Task –
Include the line containing "import plotly.graph_objects as go" and all lines before it, repeated exactly from the listing below, without pictures.

Dataset excerpt –
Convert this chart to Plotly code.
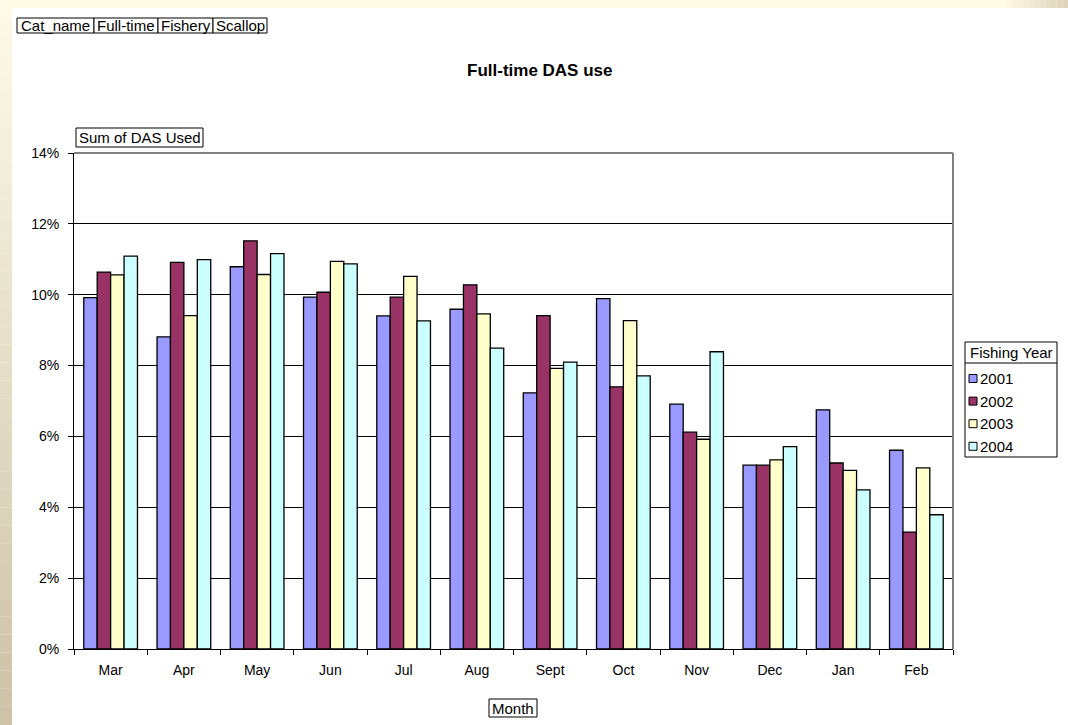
import plotly.graph_objects as go

# Monthly share of full-time scallop days-at-sea used, by fishing year (percent)
months = ["Mar", "Apr", "May", "Jun", "Jul", "Aug", "Sept", "Oct", "Nov", "Dec", "Jan", "Feb"]
years = ["2001", "2002", "2003", "2004"]
use_2001 = [9.92, 8.81, 10.79, 9.93, 9.40, 9.59, 7.23, 9.89, 6.91, 5.19, 6.75, 5.61]
use_2002 = [10.64, 10.91, 11.52, 10.07, 9.93, 10.28, 9.41, 7.40, 6.12, 5.19, 5.25, 3.30]
use_2003 = [10.56, 9.41, 10.57, 10.94, 10.52, 9.46, 7.92, 9.27, 5.92, 5.34, 5.04, 5.11]
use_2004 = [11.09, 10.99, 11.16, 10.87, 9.26, 8.49, 8.10, 7.71, 8.39, 5.71, 4.49, 3.79]
series = [use_2001, use_2002, use_2003, use_2004]
colors = ["#9999FF", "#993366", "#FFFFCC", "#CCFFFF"]
y_ticks = [0, 2, 4, 6, 8, 10, 12, 14]

FONT = "Liberation Sans, Arial, sans-serif"
W, H = 1068, 725
PL, PR, PT, PB = 74, 953, 153, 649


def px(x):
    return (x - PL) / (PR - PL)


def py(y):
    return (PB - y) / (PB - PT)


fig = go.Figure()
for name, vals, col in zip(years, series, colors):
    fig.add_trace(go.Bar(
        x=months, y=vals, name=name,
        marker=dict(color=col, line=dict(color="black", width=1.3)),
        showlegend=False,
    ))

shapes = []
annotations = []

# page background: cream top band and shaded left edge
n = 40
for i in range(n):
    t = i / (n - 1)
    r = int(253 + (206 - 253) * t)
    g = int(251 + (194 - 251) * t)
    b = int(232 + (168 - 232) * t)
    y0 = H * i / n
    y1 = H * (i + 1) / n
    shapes.append(dict(type="rect", xref="paper", yref="paper", layer="below",
                       x0=px(0), x1=px(12), y0=py(y0), y1=py(y1),
                       fillcolor=f"rgb({r},{g},{b})", line=dict(width=0)))
shapes.append(dict(type="rect", xref="paper", yref="paper", layer="below",
                   x0=px(12), x1=px(1000), y0=py(0), y1=py(8),
                   fillcolor="#FFFCE6", line=dict(width=0)))
m = 12
for i in range(m):
    t = i / (m - 1)
    r = int(255 + (222 - 255) * t)
    g = int(252 + (212 - 252) * t)
    b = int(230 + (190 - 230) * t)
    x0 = 1000 + 68 * i / m
    x1 = 1000 + 68 * (i + 1) / m
    shapes.append(dict(type="rect", xref="paper", yref="paper", layer="below",
                       x0=px(x0), x1=px(x1), y0=py(0), y1=py(8),
                       fillcolor=f"rgb({r},{g},{b})", line=dict(width=0)))

# plot area frame (top and right edges)
shapes.append(dict(type="line", xref="paper", yref="paper", x0=0, x1=1, y0=1, y1=1,
                   line=dict(color="#808080", width=2)))
shapes.append(dict(type="line", xref="paper", yref="paper", x0=1, x1=1, y0=0, y1=1,
                   line=dict(color="#808080", width=2)))


def field_box(x0, y0, x1, y1, text, size=15):
    shapes.append(dict(type="rect", xref="paper", yref="paper",
                       x0=px(x0), x1=px(x1), y0=py(y0), y1=py(y1),
                       fillcolor="white", line=dict(color="black", width=1)))
    annotations.append(dict(xref="paper", yref="paper", x=px((x0 + x1) / 2), y=py((y0 + y1) / 2),
                            text=text, showarrow=False, xanchor="center", yanchor="middle",
                            font=dict(family=FONT, size=size, color="black")))


# page field buttons
edges = [17, 94, 158, 213, 267]
for i, label in enumerate(["Cat_name", "Full-time", "Fishery", "Scallop"]):
    field_box(edges[i], 18, edges[i + 1], 33, label)
field_box(76, 128, 203, 147, "Sum of DAS Used")
field_box(489, 699, 537, 717, "Month")

# legend
shapes.append(dict(type="rect", xref="paper", yref="paper",
                   x0=px(965), x1=px(1057), y0=py(342), y1=py(457),
                   fillcolor="white", line=dict(color="black", width=1)))
shapes.append(dict(type="line", xref="paper", yref="paper",
                   x0=px(965), x1=px(1057), y0=py(363), y1=py(363),
                   line=dict(color="black", width=1)))
annotations.append(dict(xref="paper", yref="paper", x=px(968), y=py(352.5), text="Fishing Year",
                        showarrow=False, xanchor="left", yanchor="middle",
                        font=dict(family=FONT, size=15, color="black")))
for i, (name, col) in enumerate(zip(years, colors)):
    cy = 378.5 + 22.6 * i
    shapes.append(dict(type="rect", xref="paper", yref="paper",
                       x0=px(969), x1=px(977), y0=py(cy - 4), y1=py(cy + 4),
                       fillcolor=col, line=dict(color="black", width=1)))
    annotations.append(dict(xref="paper", yref="paper", x=px(978), y=py(cy), text=name,
                            showarrow=False, xanchor="left", yanchor="middle",
                            font=dict(family=FONT, size=15, color="black")))

# chart title
annotations.append(dict(xref="paper", yref="paper", x=px(539), y=py(70.5),
                        text="<b>Full-time DAS use</b>", showarrow=False,
                        xanchor="center", yanchor="middle",
                        font=dict(family=FONT, size=17, color="black")))

fig.update_layout(
    width=W, height=H, autosize=False,
    margin=dict(l=PL, r=W - PR, t=PT, b=H - PB, pad=0),
    paper_bgcolor="white", plot_bgcolor="white",
    barmode="group", bargap=0.267, bargroupgap=0,
    font=dict(family=FONT, size=14, color="black"),
    shapes=shapes, annotations=annotations,
    xaxis=dict(type="category", showline=True, linecolor="black", linewidth=1,
               ticks="outside", tickson="boundaries", ticklen=5, tickcolor="black",
               showgrid=False, tickfont=dict(size=14), ticklabelstandoff=8),
    yaxis=dict(range=[0, 14], tickvals=y_ticks, ticktext=[f"{v}%" for v in y_ticks],
               showline=True, linecolor="black", linewidth=1,
               ticks="outside", ticklen=5, tickcolor="black",
               showgrid=True, gridcolor="black", gridwidth=1, zeroline=False,
               tickfont=dict(size=14), ticklabelstandoff=6),
)

fig.write_html("out.html")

Result of this exercise –
Convert this chart to Plotly code.
import plotly.graph_objects as go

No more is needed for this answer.